In his final journal entries, American evangelist John Allen Chau wrote of the sense of fear settling in before he embarked on what would be his last attempt to contact one of the world’s most isolated tribes.
“I‘m scared,” he wrote in a diary provided to The Washington Post by his mother. “Watching the sunset and it’s beautiful — crying a bit . . . wondering if it will be the last sunset I see.”
The 27-year-old missionary had repeatedly attempted illegal crossings to the Manhattan-sized North Sentinel Island in the Bay of Bengal between India and Myanmar by hiring local fishermen in an effort to spread Christianity to the Sentinelese. On his last visit, he was shot by a teenager with an arrow that pierced his waterproof Bible.
“Lord, is this island Satan’s last stronghold where none have heard or even had the chance to hear your name?” wrote Chau of the tribe believed to include between 50 and 500 people whose ancestors have inhabited the island for the last 55,000 to 60,000 years. Genetic testing suggests the Sentinelese are likely the direct descendants of the first people settled in Southeast Asia during the early Paleolithic.

The Post writes that Chau’s diary suggests he was a man fixated on bringing Christianity to the tribe – a mission he knew was illegal under Indian Law both for the protection of the Sentinelese, who would likely die from exposure to modern day diseases, and for outsiders who may be attacked and killed. Chau had visited the island four times before and was awed by its beauty. He hired nighttime fishing boats to avoid detection, and wrote of seeing bioluminescent plankton and fish jumping through the water like “darting mermaids.”
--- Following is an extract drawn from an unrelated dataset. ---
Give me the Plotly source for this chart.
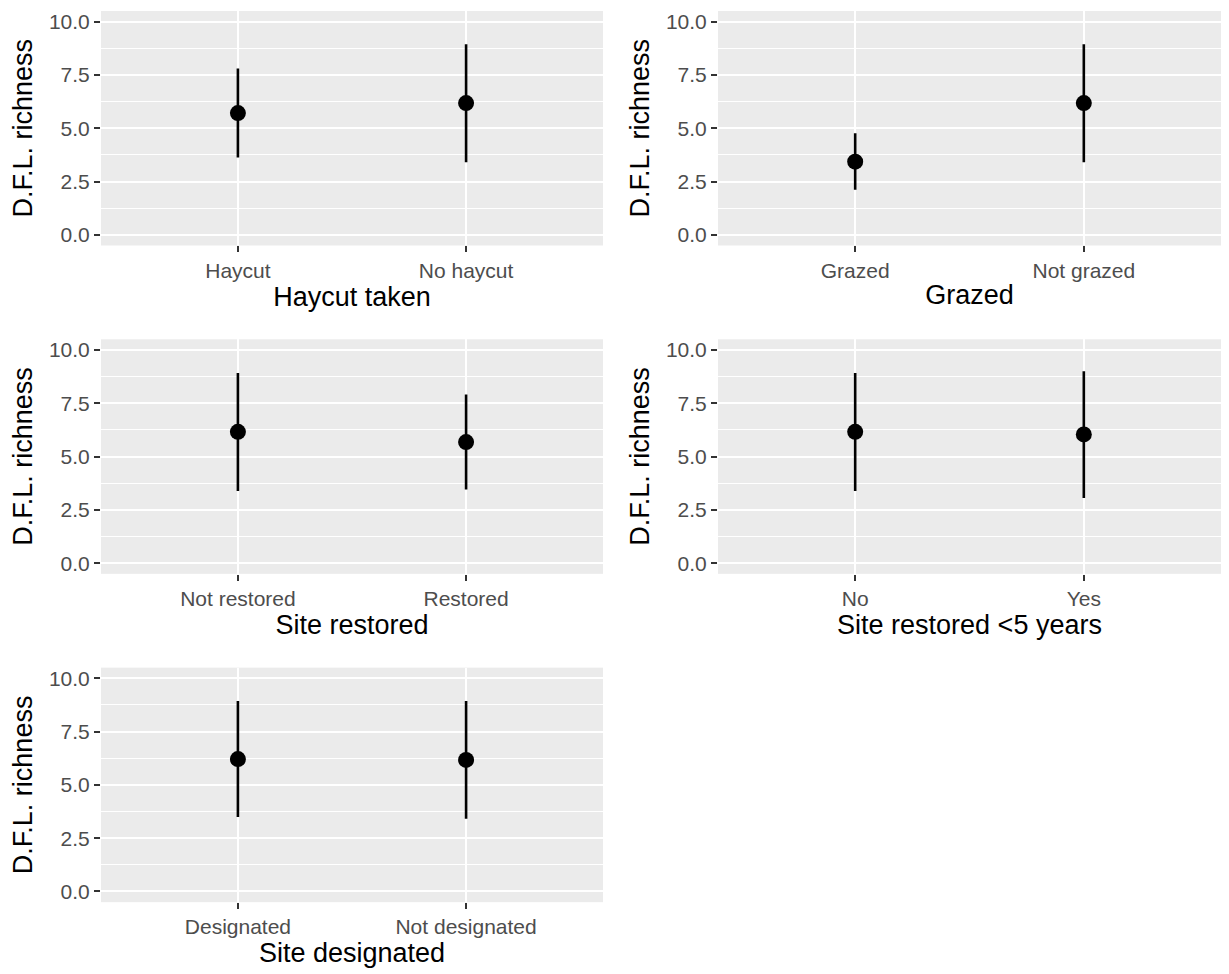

“God Himself was hiding us from the Coast Guard and many patrols,” he wrote, of his illegal exploits adding that he had tried to engage with the people by offering gifts and singing “worship songs,” reporting their language consisted of “lofts of high-pitched sounds.” Before returning to the island for the last time, Chau reportedly left 13 pages written in pen and pencil with the fishermen who brought him to the island even after expressing doubts over his mission.
“I think I could be more useful alive . . . but to you, God, I give all the glory of whatever happens,” he wrote, asking God to forgive “any of the people on this island who try to kill me, and especially if they succeed.”
The fishermen took Chau to within close distance of the island so that he could canoe the rest of the way by himself. Shortly after setting foot, the missionary was shot dead by people wielding bows and arrows. The morning after, the fishermen saw his body being dragged and buried in the sand. Officials in the capital city of India’s Andaman and Nicobar Islands are working to assess whether it’s possible to recover the body of Chau, whose family asks that the tribe not be prosecuted and instead be left alone. The fishermen who transported him have reportedly been arrested.